• **Data provided**
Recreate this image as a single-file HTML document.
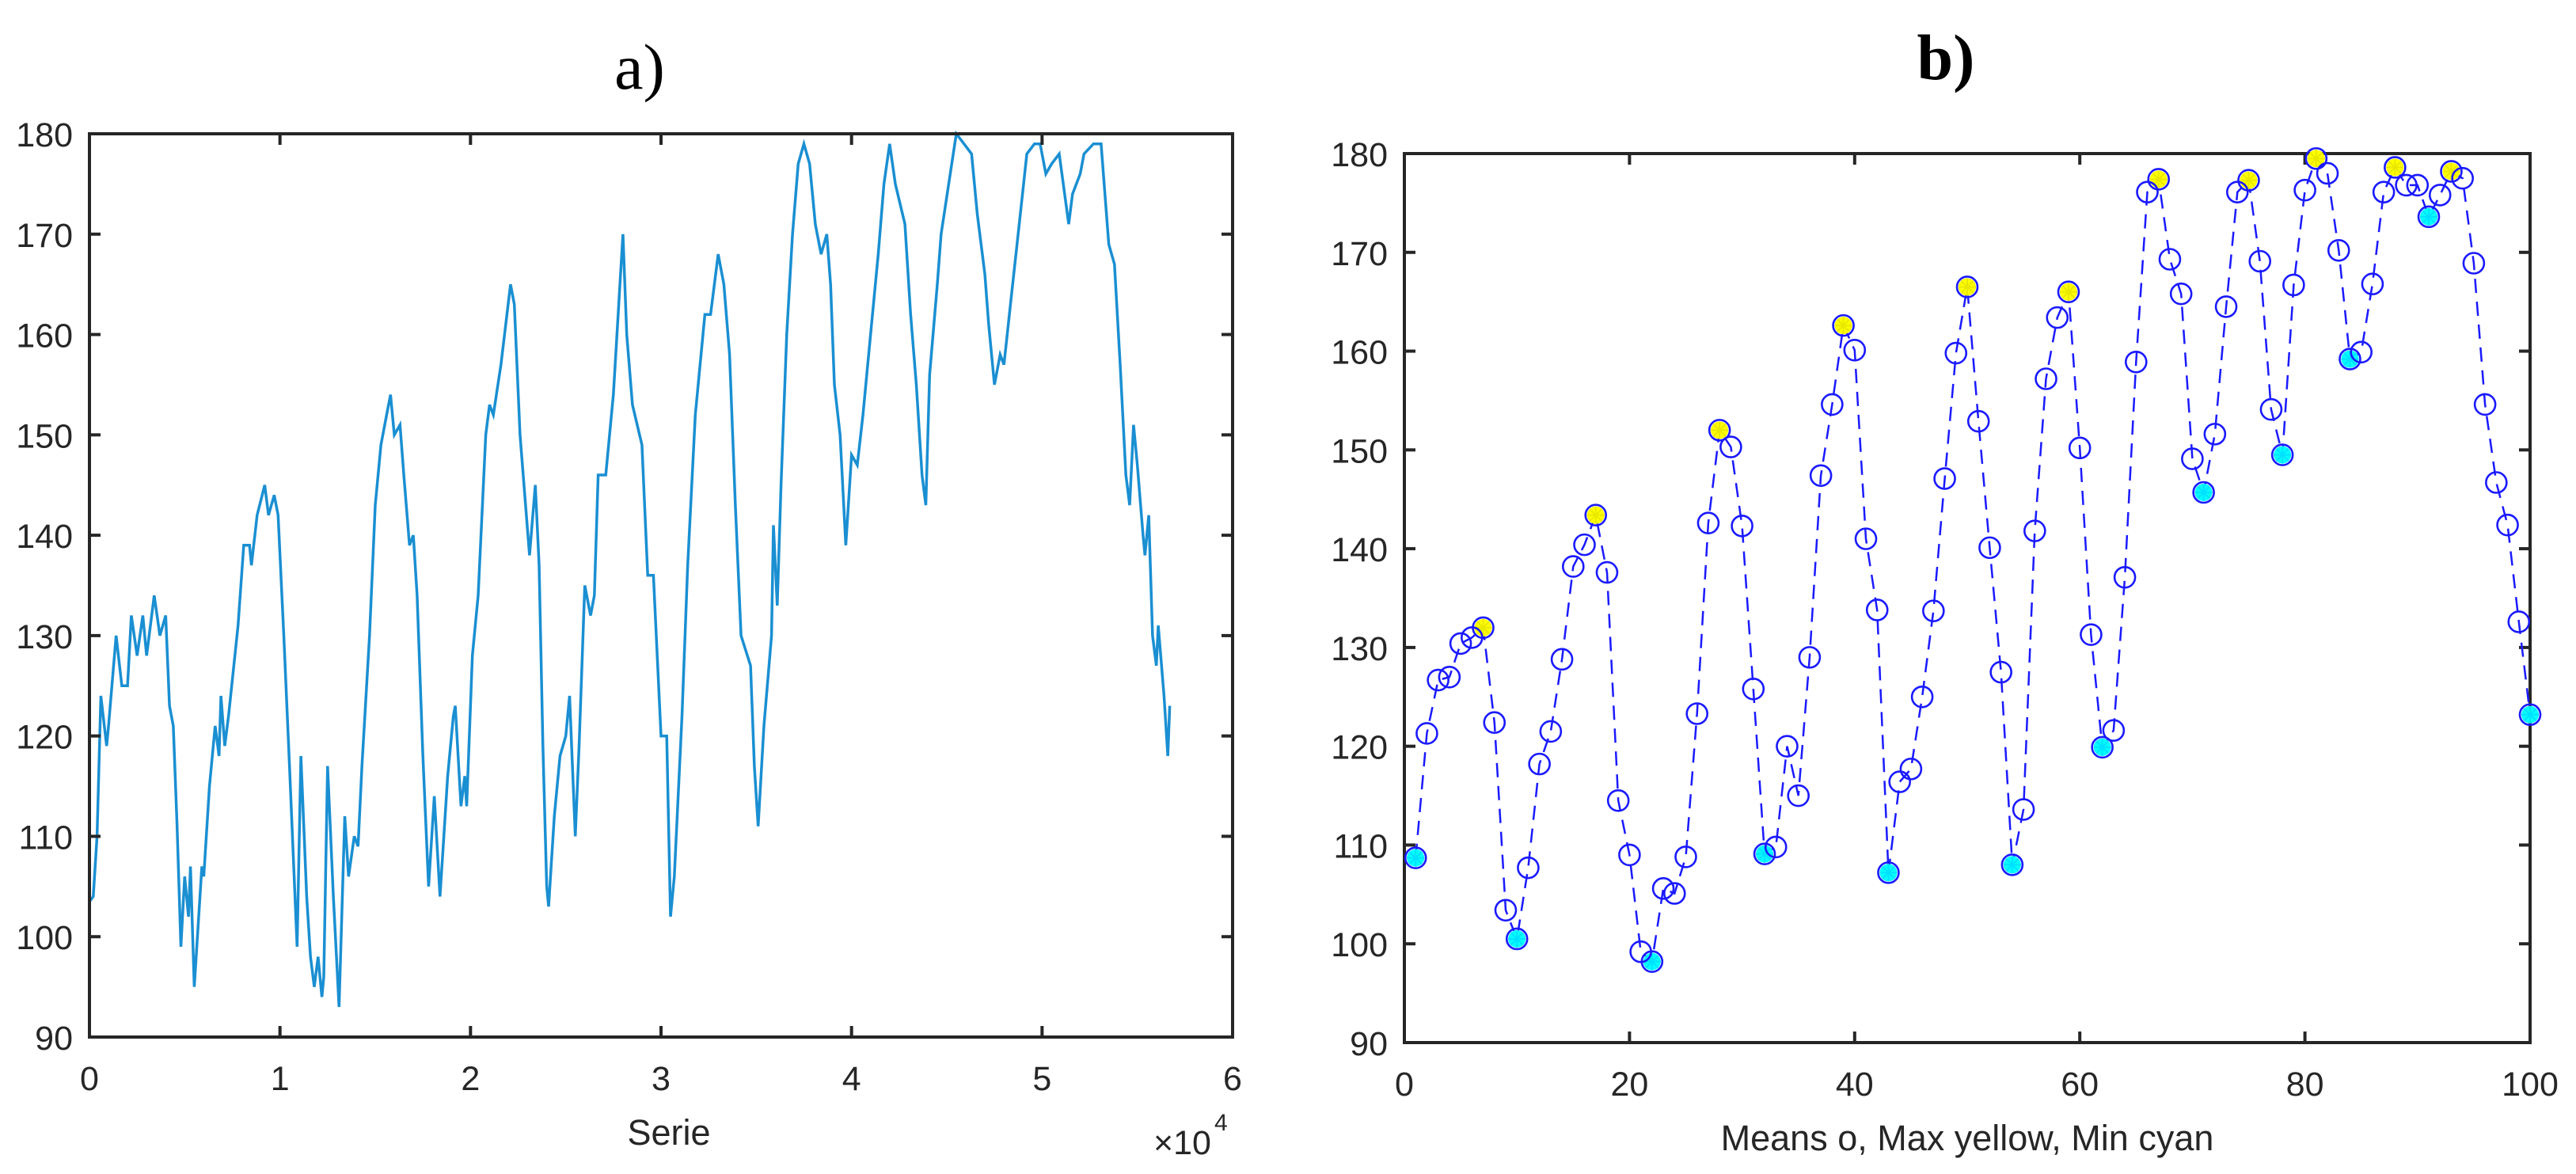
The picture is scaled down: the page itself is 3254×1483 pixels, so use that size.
<!DOCTYPE html>
<html><head><meta charset="utf-8"><style>
html,body{margin:0;padding:0;background:#fff;}
svg{display:block;}
text{font-family:"Liberation Sans",sans-serif;fill:#262626;}
</style></head><body>
<svg id="fig" width="3254" height="1483" viewBox="0 0 3254 1483" xmlns="http://www.w3.org/2000/svg">
<text x="808" y="112" font-family="Liberation Serif, serif" style="font-family:'Liberation Serif',serif;fill:#000" font-size="82" text-anchor="middle">a)</text>
<text x="2458" y="100" style="font-family:'Liberation Serif',serif;fill:#000;font-weight:bold" font-size="82" text-anchor="middle">b)</text>
<g id="chartA"></g>
<g id="chartB"></g>
</svg>
<script>
// ---- Chart A data ----
const serieX = [0,0.2,0.4,0.6,0.9,1.0,1.4,1.7,2.0,2.2,2.5,2.8,3.0,3.4,3.7,4.0,4.2,4.4,4.6,4.8,5.0,5.2,5.3,5.5,5.9,6.0,6.3,6.6,6.8,6.9,7.1,7.3,7.8,8.1,8.4,8.5,8.8,9.2,9.4,9.7,9.9,10.2,10.5,10.9,11.1,11.4,11.6,11.8,12.0,12.2,12.3,12.5,12.8,13.1,13.4,13.6,13.9,14.1,14.3,14.7,15.0,15.3,15.6,15.8,16.0,16.3,16.5,16.8,17.0,17.2,17.5,17.8,18.1,18.4,18.8,19.1,19.2,19.5,19.7,19.8,20.1,20.4,20.8,21.0,21.2,21.6,22.1,22.3,22.6,23.1,23.4,23.6,23.8,24.0,24.1,24.4,24.7,25.0,25.2,25.5,25.7,26.0,26.3,26.5,26.7,27.1,27.5,28.0,28.2,28.5,29.0,29.3,29.6,30.0,30.3,30.5,30.7,31.1,31.4,31.8,32.3,32.6,33.0,33.3,33.6,33.9,34.2,34.7,34.9,35.1,35.4,35.8,35.9,36.1,36.3,36.6,36.9,37.2,37.5,37.8,38.1,38.4,38.7,38.9,39.1,39.4,39.7,40.0,40.3,40.6,41.0,41.4,41.7,42.0,42.3,42.8,43.1,43.4,43.7,43.9,44.1,44.5,44.7,45.1,45.5,45.9,46.3,46.6,47.0,47.2,47.5,47.8,48.0,48.4,48.8,49.2,49.6,49.9,50.2,50.5,50.9,51.4,51.6,52.0,52.2,52.7,53.1,53.5,53.8,54.1,54.4,54.6,54.8,55.0,55.3,55.4,55.6,55.8,56.0,56.1,56.4,56.6,56.7];
const serieY = [103.5,104,110,124,119,121,130,125,125,132,128,132,128,134,130,132,123,121,111,99,106,102,107,95,107,106,115,121,118,124,119,122,131,139,139,137,142,145,142,144,142,130,117,99,118,104,98,95,98,94,96,117,104,93,112,106,110,109,117,130,143,149,152,154,150,151,146,139,140,134,118,105,114,104,116,122,123,113,116,113,128,134,150,153,152,157,165,163,150,138,145,137,119,105,103,112,118,120,124,110,119,135,132,134,146,146,154,170,160,153,149,136,136,120,120,102,106,122,137,152,162,162,168,165,158,143,130,127,117,111,121,130,141,133,145,160,170,177,179,177,171,168,170,165,155,150,139,148,147,152,160,168,175,179,175,171,162,155,146,143,156,165,170,175,180,179,178,172,166,161,155,158,157,164,171,178,179,179,176,177,178,171,174,176,178,179,179,169,167,157,146,143,151,147,140,138,142,130,127,131,124,118,123];
const aYTicks = [90,100,110,120,130,140,150,160,170,180];
const aXTicks = [0,1,2,3,4,5,6];

// ---- Chart B data ----
const meanVals = [108.7,121.3,126.7,127,130.4,131,132,122.4,103.4,100.5,107.7,118.2,121.5,128.8,138.2,140.4,143.4,137.6,114.5,109,99.2,98.2,105.6,105.1,108.8,123.3,142.6,152,150.3,142.3,125.8,109.1,109.8,120,115,129,147.4,154.6,162.6,160.1,141,133.8,107.2,116.4,117.7,125,133.7,147.1,159.8,166.5,152.9,140.1,127.5,108,113.6,141.8,157.2,163.4,166,150.2,131.3,119.9,121.6,137.1,158.9,176.1,177.4,169.3,165.8,149.1,145.7,151.6,164.5,176.1,177.3,169.1,154.1,149.5,166.7,176.3,179.5,178,170.2,159.2,159.9,166.8,176.1,178.6,176.8,176.8,173.6,175.8,178.2,177.5,168.9,154.6,146.7,142.4,132.6,123.2];
const maxIdx = [7,17,28,39,50,59,67,75,81,88,93];
const minIdx = [1,10,22,32,43,54,62,71,78,84,91,100];
const bYTicks = [90,100,110,120,130,140,150,160,170,180];
const bXTicks = [0,20,40,60,80,100];

const NS = "http://www.w3.org/2000/svg";
function mk(parent, tag, attrs, txt){
  const e = document.createElementNS(NS, tag);
  for (const k in attrs) e.setAttribute(k, attrs[k]);
  if (txt !== undefined) e.textContent = txt;
  parent.appendChild(e);
  return e;
}
function axes(g, L, T, R, B, xs, ys, xt, yt, nameP){
  const fr = mk(g,'rect',{x:L,y:T,width:R-L,height:B-T,fill:'none',stroke:'#262626','stroke-width':4});
  
  
  xt.forEach(v=>{
    const x = xs(v);
    mk(g,'line',{x1:x,y1:B,x2:x,y2:B-14,stroke:'#262626','stroke-width':4});
    mk(g,'line',{x1:x,y1:T,x2:x,y2:T+14,stroke:'#262626','stroke-width':4});
    const t = mk(g,'text',{x:x,y:B+67,'font-size':43,'text-anchor':'middle'}, String(v));
    
    
  });
  yt.forEach(v=>{
    const y = ys(v);
    mk(g,'line',{x1:L,y1:y,x2:L+14,y2:y,stroke:'#262626','stroke-width':4});
    mk(g,'line',{x1:R,y1:y,x2:R-14,y2:y,stroke:'#262626','stroke-width':4});
    const t = mk(g,'text',{x:L-21,y:y+16,'font-size':43,'text-anchor':'end'}, String(v));
    
    
  });
}

// Chart A
(function(){
  const g = document.getElementById('chartA');
  const L=113,R=1557,T=169,B=1310;
  const xs = v => L + (v/6)*(R-L);
  const ys = v => B - (v-90)/90*(B-T);
  const pts = serieX.map((x,i)=> xs(x/10).toFixed(1)+','+ys(serieY[i]).toFixed(1)).join(' ');
  const pl = mk(g,'polyline',{points:pts,fill:'none',stroke:'#1a8fd2','stroke-width':3.5,'stroke-linejoin':'miter'});
  
  
  axes(g,L,T,R,B,xs,ys,aXTicks,aYTicks,'a');
  const xl = mk(g,'text',{x:845,y:1446,'font-size':45,'text-anchor':'middle'},'Serie');
  
  
  const ex = mk(g,'text',{x:1457,y:1458,'font-size':43},'×10');
  
  
  mk(g,'text',{x:1534,y:1428,'font-size':30},'4');
})();

// Chart B
(function(){
  const g = document.getElementById('chartB');
  const L=1774,R=3196,T=194,B=1317;
  const xs = v => L + v/100*(R-L);
  const ys = v => B - (v-90)/90*(B-T);
  axes(g,L,T,R,B,xs,ys,bXTicks,bYTicks,'b');
  const pts = meanVals.map((v,i)=> xs(i+1).toFixed(1)+','+ys(v).toFixed(1)).join(' ');
  const pl = mk(g,'polyline',{points:pts,fill:'none',stroke:'#1a1aff','stroke-width':2.5,'stroke-dasharray':'18 11'});
  
  
  function star(cx,cy,col,nm){
    const s = mk(g,'g',{});
    
    
    mk(s,'circle',{cx:cx,cy:cy,r:11,fill:col});
    for(let a=0;a<4;a++){
      const an = a*Math.PI/4;
      mk(s,'line',{x1:cx-11*Math.cos(an),y1:cy-11*Math.sin(an),x2:cx+11*Math.cos(an),y2:cy+11*Math.sin(an),stroke:col==='#ffff00'?'#e8e800':'#00e0ff','stroke-width':2});
    }
  }
  maxIdx.forEach(i=> star(xs(i), ys(meanVals[i-1]), '#ffff00', 'max-marker'));
  minIdx.forEach(i=> star(xs(i), ys(meanVals[i-1]), '#00ffff', 'min-marker'));
  meanVals.forEach((v,i)=>{
    const c = mk(g,'circle',{cx:xs(i+1),cy:ys(v),r:13,fill:'none',stroke:'#1a1aff','stroke-width':2.6});
    
    
  });
  const xl = mk(g,'text',{x:2485,y:1453,'font-size':45,'text-anchor':'middle'},'Means o, Max yellow, Min cyan');
  
  
})();
</script>
</body></html>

• **Objective**
Count the lines that hold the string "document", and reply with that number alone.

• **Written response**
4